20.  自身の受託範囲が最重要課題であり、システム全体感を意識することは無い。(全体のことは、総責任者の問題)
21.  商談などで、顧客予算を気にするあまり、必要なマネジメント、チェック体制などは後で考えてしまう。(この程度で何とかなるかも)
22.  事前に、自身のノウハウ判断で顧客と予算などについて「握ってしまう」ことがある。(予算審査会などの形骸化を招きかねない自覚無し)
23.  追求したがらない。(他の人を追い込むことへの忌避感や、自身が突っ込まれることは避けたいし、悪者にはなりたくない)
24.  突っ込まれるのは苦手で、被害者意識を強く感じてしまう。(第三者介入は好きではないし、冷静でいられない)

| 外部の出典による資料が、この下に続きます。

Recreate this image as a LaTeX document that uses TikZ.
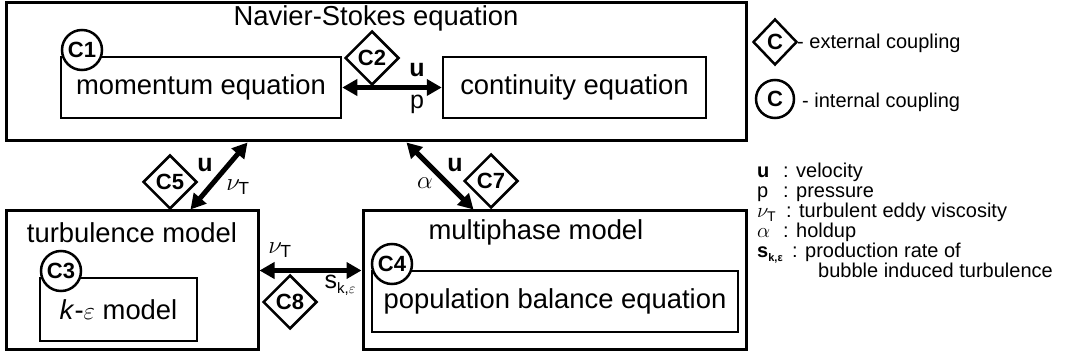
\documentclass[tikz,border=0pt]{standalone}
\usepackage{fontspec}
\setmainfont{Liberation Sans}
\usetikzlibrary{shapes.geometric, arrows.meta}
\begin{document}
\begin{tikzpicture}[x=1pt, y=-1pt,
  outer/.style={draw, line width=3pt, rectangle, inner sep=0pt},
  inner/.style={draw, line width=2.5pt, rectangle, inner sep=0pt, font=\fontsize{27.4}{30}\selectfont},
  circ/.style={draw, circle, line width=2.5pt, fill=white, minimum size=40pt, inner sep=0pt, font=\fontsize{22}{24}\selectfont\bfseries},
  dia/.style={draw, diamond, line width=2.5pt, fill=white, minimum width=54pt, minimum height=54pt, inner sep=0pt, font=\fontsize{22}{24}\selectfont\bfseries},
  link/.style={line width=5pt, {Triangle[length=15pt,width=16pt]}-{Triangle[length=15pt,width=16pt]}},
  title/.style={font=\fontsize{27.4}{30}\selectfont, inner sep=0pt},
  lbl/.style={font=\fontsize{25}{27}\selectfont, inner sep=0pt},
  leg/.style={font=\fontsize{20}{22}\selectfont, inner sep=0pt, anchor=base west},
]
\useasboundingbox (0,0) rectangle (1072,358);

% boxes
\node[outer, minimum width=740pt, minimum height=138pt] (ns) at (376,72) {};
\node[title] (nst) at (376,18) {Navier-Stokes equation};
\node[inner, minimum width=280pt, minimum height=61pt] (mom) at (201,87.5) {momentum equation};
\node[inner, minimum width=263pt, minimum height=61pt] (cont) at (574.5,87.5) {continuity equation};

\node[outer, minimum width=252pt, minimum height=139pt] (turb) at (132,280.5) {};
\node[title] (turbt) at (132,233) {turbulence model};
\node[inner, minimum width=157pt, minimum height=63pt] (ke) at (118.5,309.5) {\textit{k}-$\varepsilon$ model};

\node[outer, minimum width=383pt, minimum height=139pt] (multi) at (554.5,280.5) {};
\node[title] (multit) at (536,232) {multiphase model};
\node[inner, minimum width=366pt, minimum height=61pt] (pop) at (555,301.5) {population balance equation};

% internal couplings
\node[circ] (c1) at (82,50) {C1};
\node[circ] (c3) at (61,271) {C3};
\node[circ] (c4) at (392,264) {C4};

% connectors
\draw[link] (mom.east) -- (cont.west);
\draw[link] ([xshift=243pt]ns.south west) -- ([xshift=186pt]turb.north west);
\draw[link] ([xshift=402pt]ns.south west) -- ([xshift=112pt]multi.north west);
\draw[link] ([yshift=-61pt]turb.north east) -- ([yshift=-61pt]multi.north west);

% external couplings
\node[dia] (c2) at (372,58) {C2};
\node[dia] (c5) at (170,182) {C5};
\node[dia] (c7) at (491,181) {C7};
\node[dia] (c8) at (290,302) {C8};

% connector labels
\node[lbl] (l1) at (417,70) {\textbf{u}};
\node[lbl] (l2) at (417,104) {p};
\node[lbl] (l3) at (205,165) {\textbf{u}};
\node[lbl] (l4) at (238,187) {$\nu_{\mathrm{T}}$};
\node[lbl] (l5) at (455,165) {\textbf{u}};
\node[lbl] (l6) at (425,183) {$\alpha$};
\node[lbl] (l7) at (280,250) {$\nu_{\mathrm{T}}$};
\node[lbl] (l8) at (340,285) {s\raisebox{-0.35ex}{\fontsize{15}{16}\selectfont k,$\varepsilon$}};

% legend
\node[dia, minimum width=44pt, minimum height=46pt] (lgd) at (775,42) {C};
\node[leg, anchor=west] (lgdt) at (797,43) {- external coupling};
\node[circ, minimum size=38pt] (lgc) at (775,99) {C};
\node[leg, anchor=west] (lgct) at (802,102) {- internal coupling};

\node[leg] (k1) at (757,178) {\textbf{u}};
\node[leg] (v1) at (783,178) {: velocity};
\node[leg] (k2) at (757,198) {p};
\node[leg] (v2) at (783,198) {: pressure};
\node[leg] (k3) at (757,218) {$\nu_{\mathrm{T}}$};
\node[leg] (v3) at (786,218) {: turbulent eddy viscosity};
\node[leg] (k4) at (757,238) {$\alpha$};
\node[leg] (v4) at (783,238) {: holdup};
\node[leg] (k5) at (757,258) {\textbf{s}\raisebox{-0.3ex}{\fontsize{11}{12}\selectfont\bfseries k,ε}};
\node[leg] (v5) at (792,258) {: production rate of};
\node[leg] (v6) at (818,278) {bubble induced turbulence};
\end{tikzpicture}
\end{document}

25.  ノウハウの習得は、出来る人の「背中を見て得よ」を良し(教育などでの伝承より、「習うより慣れろ」)

●「日本人気質」が原因で失敗しないために
答えは、「対応すべき当然のことを、当然として実践すること」に尽きてしまうのですが、特にプロジェクト運営においては「性悪説で運営し、嫌われることにも臆さない対応」が、必要不可欠です。(当然ながら、スムーズなプロジェクト運営においては、やり方や、表現方法、接し方、提示の方法論などには、それぞれのメンバーにあった工夫が必要ですが・・・)
1.     出来ること、出来ないこと、曖昧なことをハッキリ提示すること。(当然のことながら、代替え案付がベスト)
2.     想定外のことが分かった時は、速やかに開示すること。自身で、抱え込むことが無いようにする。開示することは「善」であり、「言いつける」ではないという意識付けをすること。(他のチームのコトであっても)
3.     自身で解決し得るレベルのモノ、コトなのかの判断を速やかに行うこと。  (報連相は、タイムリーさに徹すること)
4.     課題などを提示する際には、必ず「対策案」を一緒に示すこと。 (実行確約の確認と、不履行時(リスク発生時)の対応を明示すること)
5.     中断、撤退要件を、事前に明確にしておくこと。合意しておくこと。(難しいことではあるが、引きずらない取り組みが重要)
6.     原理原則をないがしろにしないこと。(日本人気質事項を払拭すること、不要なプライドは抑制すること)
7.     常に、構築システム全体感を意識、認識した取り組みを行うこと。(自身のチームのことだけを考えず、常に全体との関連性を意識すること)
8.     ヒューマンエラーは、必ず発生する可能性があるという意識で取り組むこと。そうした認識で、マニュアル、過去の事例を活用すること。
9.     プロジェクトを監査する際は、必ず「3現主義(現場、現実、現物)」に基づいた取り組みを行うこと。(進捗報告を受ける時、本人の報告記載内容と口頭報告だけで済まさず、必ず「現物(裏付け)」を確認すること。

当然ながら、ここに記したことだけで解決する訳ではありません。しかし、まだ「人で作る」ということが避けられない世界ですので、関係者の「気質、性格、タイプ」を理解した取り組みが必要です。(それを支えるフォロー体制も忘れずに)            継続的に検証することで、回避できるトラブルも多いはずです。             、「生成AIがさらなる進化するまで」かもしれませんが・・・?)